Abstract

Using a comprehensive data set from optical and radio instruments, we investigate a midnight brightness wave that appeared in 630‐nm airglow images over Japan on the night of 9 September 1999. This may be the first such observation of the brightness wave with an all‐sky imager in the East‐Asian longitudinal sector. The imager at Shigaraki (35.6°N, 136.1°E) tracked a north‐northeastward propagation of the wave with an apparent velocity of 500 m s−1 after midnight. Ionosonde observations at five stations in Japan showed that rapid descent of the F2 layer propagated northward beyond 35°N with decreasing amplitude. Incoherent scatter observations with the MU radar at Shigaraki also revealed that the F2 peak altitude decreased from 360 to 280 km during the event.
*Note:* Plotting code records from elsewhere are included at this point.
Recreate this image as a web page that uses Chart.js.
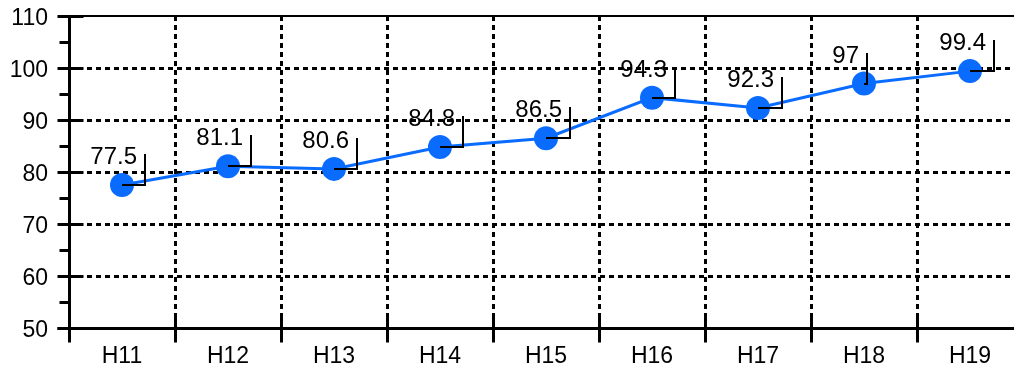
<!DOCTYPE html>
<html>
<head>
<meta charset="utf-8">
<script src="https://cdn.jsdelivr.net/npm/chart.js@4/dist/chart.umd.min.js"></script>
<style>
  html, body { margin: 0; padding: 0; overflow: hidden; background: #fff; }
  #wrap { width: 1040px; height: 371px; }
</style>
</head>
<body>
<div id="wrap"><canvas id="c" width="1040" height="371"></canvas></div>
<script>
// Series data
const categories = ['H11', 'H12', 'H13', 'H14', 'H15', 'H16', 'H17', 'H18', 'H19'];
const values = [77.5, 81.1, 80.6, 84.8, 86.5, 94.3, 92.3, 97, 99.4];

// Value axis
const yMin = 50;
const yMax = 110;
const yStep = 10;
const yMinorTicks = [55, 65, 75, 85, 95, 105];

// Horizontal reach of each value label's leader line (px)
const leaderDx = [23, 23, 23, 23, 24, 23, 24, 3, 24];

const LINE_BLUE = '#0a6cff';
const FONT = "'Liberation Sans', Arial, sans-serif";

// Frame, dotted grid and tick marks drawn behind the series
const frameGrid = {
  id: 'frameGrid',
  beforeDatasetsDraw(chart) {
    const { ctx, chartArea: a, scales: { x, y } } = chart;
    const half = (x.getPixelForValue(1) - x.getPixelForValue(0)) / 2;
    const bounds = [];
    for (let i = 0; i <= categories.length; i++) {
      bounds.push(Math.round(x.getPixelForValue(i) - half) + 0.5);
    }
    const py = v => Math.round(y.getPixelForValue(v)) + 0.5;
    ctx.save();
    ctx.strokeStyle = '#000';
    ctx.lineCap = 'butt';

    // dotted grid
    ctx.lineWidth = 3;
    ctx.setLineDash([5, 4]);
    for (let v = yMin + yStep; v < yMax; v += yStep) {
      ctx.beginPath();
      ctx.moveTo(a.left, py(v));
      ctx.lineTo(a.right, py(v));
      ctx.stroke();
    }
    for (let i = 1; i < bounds.length; i++) {
      ctx.beginPath();
      ctx.moveTo(bounds[i], a.top);
      ctx.lineTo(bounds[i], a.bottom);
      ctx.stroke();
    }
    ctx.setLineDash([]);

    // top edge
    ctx.lineWidth = 2;
    ctx.beginPath();
    ctx.moveTo(a.left, Math.round(a.top));
    ctx.lineTo(a.right, Math.round(a.top));
    ctx.stroke();

    // axes
    const ax = Math.round(a.left) + 0.5;
    const ay = Math.round(a.bottom) + 0.5;
    ctx.lineWidth = 3;
    ctx.beginPath();
    ctx.moveTo(ax, a.top - 1);
    ctx.lineTo(ax, ay + 1);
    ctx.moveTo(ax - 12, ay);
    ctx.lineTo(a.right, ay);
    ctx.stroke();

    // major value ticks (cross the axis)
    ctx.beginPath();
    for (let v = yMin; v <= yMax; v += yStep) {
      ctx.moveTo(ax - 12, py(v));
      ctx.lineTo(ax + 14, py(v));
    }
    // minor value ticks (outside only)
    yMinorTicks.forEach(v => {
      ctx.moveTo(ax - 10, py(v));
      ctx.lineTo(ax, py(v));
    });
    // category ticks
    bounds.forEach((bx, i) => {
      ctx.moveTo(bx, i === 0 ? ay : ay - 13);
      ctx.lineTo(bx, ay + 14);
    });
    ctx.stroke();
    ctx.restore();
  }
};

// Value labels with right-angle leader lines, drawn over the markers
const valueLabels = {
  id: 'valueLabels',
  afterDatasetsDraw(chart) {
    const { ctx } = chart;
    const meta = chart.getDatasetMeta(0);
    ctx.save();
    ctx.strokeStyle = '#000';
    ctx.lineWidth = 2;
    ctx.fillStyle = '#000';
    ctx.font = '24px ' + FONT;
    ctx.textAlign = 'right';
    ctx.textBaseline = 'alphabetic';
    meta.data.forEach((pt, i) => {
      const px = Math.round(pt.x);
      const py = Math.round(pt.y);
      const cx = px + leaderDx[i];
      const top = py - 31;
      ctx.beginPath();
      ctx.moveTo(px, py);
      ctx.lineTo(cx, py);
      ctx.lineTo(cx, top);
      ctx.stroke();
      ctx.fillText(String(values[i]), cx - 8, top + 10);
    });
    ctx.restore();
  }
};

new Chart(document.getElementById('c'), {
  type: 'line',
  data: {
    labels: categories,
    datasets: [{
      data: values,
      borderColor: LINE_BLUE,
      backgroundColor: LINE_BLUE,
      borderWidth: 3,
      pointRadius: 12,
      pointHoverRadius: 12,
      pointBackgroundColor: LINE_BLUE,
      pointBorderWidth: 0,
      tension: 0,
      fill: false
    }]
  },
  options: {
    responsive: false,
    animation: false,
    devicePixelRatio: 1,
    layout: { padding: { top: 16, right: 17, left: 0, bottom: 0 } },
    plugins: { legend: { display: false }, tooltip: { enabled: false } },
    scales: {
      x: {
        type: 'category',
        offset: true,
        grid: { display: false, drawTicks: false },
        border: { display: false },
        ticks: { color: '#000', font: { family: FONT, size: 23 }, padding: 15, maxRotation: 0 },
        afterFit(s) { s.height = 43; s.paddingLeft = 0; s.paddingRight = 0; }
      },
      y: {
        min: yMin,
        max: yMax,
        grid: { display: false, drawTicks: false },
        border: { display: false },
        ticks: { stepSize: yStep, color: '#000', font: { family: FONT, size: 23 }, padding: 21, labelOffset: 3 },
        afterFit(s) { s.width = 69; s.paddingTop = 0; s.paddingBottom = 0; }
      }
    }
  },
  plugins: [frameGrid, valueLabels]
});
</script>
</body>
</html>
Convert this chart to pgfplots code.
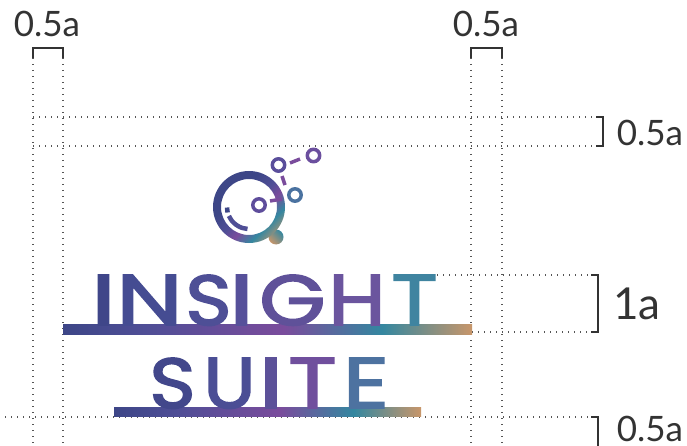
\documentclass[border=0pt]{standalone}
\usepackage{pgfplots}
\pgfplotsset{compat=1.18}
\usepackage{fontspec}
\setmainfont{Lato}
\newfontfamily\pop{Poppins}[FakeBold=2.5]
\definecolor{ink}{HTML}{333333}
\definecolor{dots}{HTML}{555555}
\definecolor{lgA}{HTML}{3D4687}
\definecolor{lgA2}{HTML}{4F4E96}
\definecolor{lgB}{HTML}{7A4C9C}
\definecolor{lgC}{HTML}{3487A0}
\definecolor{lgD}{HTML}{C8966A}
\pgfdeclarehorizontalshading{logobar}{100bp}{color(0bp)=(lgA); color(25bp)=(lgA); color(35bp)=(lgA2); color(52bp)=(lgB); color(64bp)=(lgC); color(75bp)=(lgD); color(100bp)=(lgD)}
\pgfdeclarehorizontalshading{logoring}{100bp}{color(0bp)=(lgA); color(38bp)=(lgA); color(50bp)=(lgA2); color(58bp)=(lgB); color(68bp)=(lgC); color(80bp)=(lgD); color(100bp)=(lgD)}
% letter of the logo: colour, box width, letter
\newcommand{\LG}[3]{{\color[HTML]{#1}\resizebox{#2pt}{50pt}{\pop #3}}}
\newcommand{\LI}[1]{{\color[HTML]{#1}\scalebox{1.4}[1]{\resizebox{!}{50pt}{\pop I}}}}
\tikzset{
  guide/.style={color=dots, line width=1.1pt, dash pattern=on 1.1pt off 4.9pt},
  brk/.style={color=ink, line width=1.3pt},
  lg/.style={anchor=base, inner sep=0pt},
  lab/.style={text=ink, inner sep=0pt, font=\fontsize{35}{35}\selectfont}
}
\begin{document}
\begin{tikzpicture}
\useasboundingbox (0,0) rectangle (687pt,446pt);
\clip (0,0) rectangle (687pt,446pt);
\begin{axis}[scale only axis, width=687pt, height=446pt,
  xmin=0, xmax=687, ymin=0, ymax=446, y dir=reverse,
  hide axis, clip=false]
% dotted guides
\addplot[guide, forget plot] coordinates {(33,58) (33,446)};
\addplot[guide, forget plot] coordinates {(63,58) (63,446)};
\addplot[guide, forget plot] coordinates {(471,58) (471,446)};
\addplot[guide, forget plot] coordinates {(502,58) (502,446)};
\addplot[guide, forget plot] coordinates {(33,117) (596,117)};
\addplot[guide, forget plot] coordinates {(33,146) (596,146)};
\addplot[guide, forget plot] coordinates {(437,275) (591,275)};
\addplot[guide, forget plot] coordinates {(472,332) (591,332)};
\addplot[guide, forget plot] coordinates {(5,417) (591,417)};
% brackets
\addplot[brk, forget plot] coordinates {(33,58) (33,48) (63,48) (63,58)};
\addplot[brk, forget plot] coordinates {(471,58) (471,48) (502,48) (502,58)};
\addplot[brk, forget plot] coordinates {(596,117) (603,117) (603,146) (596,146)};
\addplot[brk, forget plot] coordinates {(591,275) (598,275) (598,332) (591,332)};
\addplot[brk, forget plot] coordinates {(591,417) (598,417) (598,446)};
% labels
\node[lab] at (axis cs:47,24) {0.5a};
\node[lab] at (axis cs:486,24) {0.5a};
\node[lab] at (axis cs:650,133) {0.5a};
\node[lab, font=\fontsize{44}{44}\selectfont] at (axis cs:637,304) {1a};
\node[lab] at (axis cs:650,429) {0.5a};
% logo: handle and ring
\shade[left color=lgC, right color=lgD, shading angle=-45] (axis cs:276,237) circle[radius=7.5];
\path[shade, shading=logoring, shading angle=-45, even odd rule] (axis cs:249,207) circle[radius=36] (axis cs:249,207) circle[radius=28];
% smile
\addplot[color=lgA, line width=4.5pt, forget plot] coordinates {(227.0,207.5) (227.6,212.5)};
\addplot[color=lgA2, line width=4.5pt, smooth, forget plot] coordinates {(228.9,215.9) (232.1,221.1) (236.4,225.0) (241.5,227.7) (247.5,228.9)};
% connectors
\addplot[color=lgB, line width=3.5pt, forget plot] coordinates {(290,163) (300,159)};
\addplot[color=lgB, line width=3.5pt, forget plot] coordinates {(282,176) (285,185)};
\addplot[color=lgB, line width=3.5pt, forget plot] coordinates {(270,201) (282,199)};
% small circles
\addplot[only marks, mark=o, mark size=6.2pt, mark options={line width=3.5pt, color={rgb,255:red,94;green,77;blue,155}}, forget plot] coordinates {(259,205)};
\addplot[only marks, mark=o, mark size=6.2pt, mark options={line width=3.5pt, color={rgb,255:red,90;green,78;blue,155}}, forget plot] coordinates {(278.5,165)};
\addplot[only marks, mark=o, mark size=6.2pt, mark options={line width=3.5pt, color={rgb,255:red,107;green,79;blue,158}}, forget plot] coordinates {(313.5,155.5)};
\addplot[only marks, mark=o, mark size=6.2pt, mark options={line width=3.5pt, color={rgb,255:red,74;green,114;blue,160}}, forget plot] coordinates {(295,195)};
% bars
\addplot[draw=none, shade, shading=logobar, forget plot] coordinates {(63,324) (472,324) (472,334) (63,334)} --cycle;
\addplot[draw=none, shade, shading=logobar, forget plot] coordinates {(114,407) (421,407) (421,416) (114,416)} --cycle;
% letters INSIGHT
\node[lg] at (axis cs:103.5,325) {\LI{3F4689}};
\node[lg] at (axis cs:149.5,325) {\LG{454C92}{66}{N}};
\node[lg] at (axis cs:208.5,325) {\LG{4E4F96}{46}{S}};
\node[lg] at (axis cs:241.5,325) {\LI{56509A}};
\node[lg] at (axis cs:292.5,325) {\LG{5F5199}{66}{G}};
\node[lg] at (axis cs:357,325) {\LG{6B559E}{57}{H}};
\node[lg] at (axis cs:414.5,325) {\LG{3F84A0}{46}{T}};
% letters SUITE
\node[lg] at (axis cs:172.5,408) {\LG{42478B}{46}{S}};
\node[lg] at (axis cs:229.5,408) {\LG{4B4E95}{52}{U}};
\node[lg] at (axis cs:271,408) {\LI{5C5199}};
\node[lg] at (axis cs:312.5,408) {\LG{704F9D}{48}{T}};
\node[lg] at (axis cs:366,408) {\LG{4D72A0}{46}{E}};
\end{axis}
\end{tikzpicture}
\end{document}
During the F2 layer descent the altitude profile of the electron density became sharp, enhancing the F2 peak electron density. After the F2 layer altitude reached 280 km, electron density in the F2 layer rapidly decreased because of increased neutral density at low altitude. A Fabry‐Perot interferometer (FPI) at Shigaraki observed northward neutral winds of 10–70 m s−1 during the event. A model calculation demonstrates that the meridional winds estimated from the MU radar electron density profiles are fairly consistent with those observed with the FPI. From these results we conclude that the observed northward wind enhancements, probably caused by the midnight temperature maximum, pushed down the plasma in the F2 layer to lower altitudes along the geomagnetic field to cause the 630‐nm airglow intensity enhancement.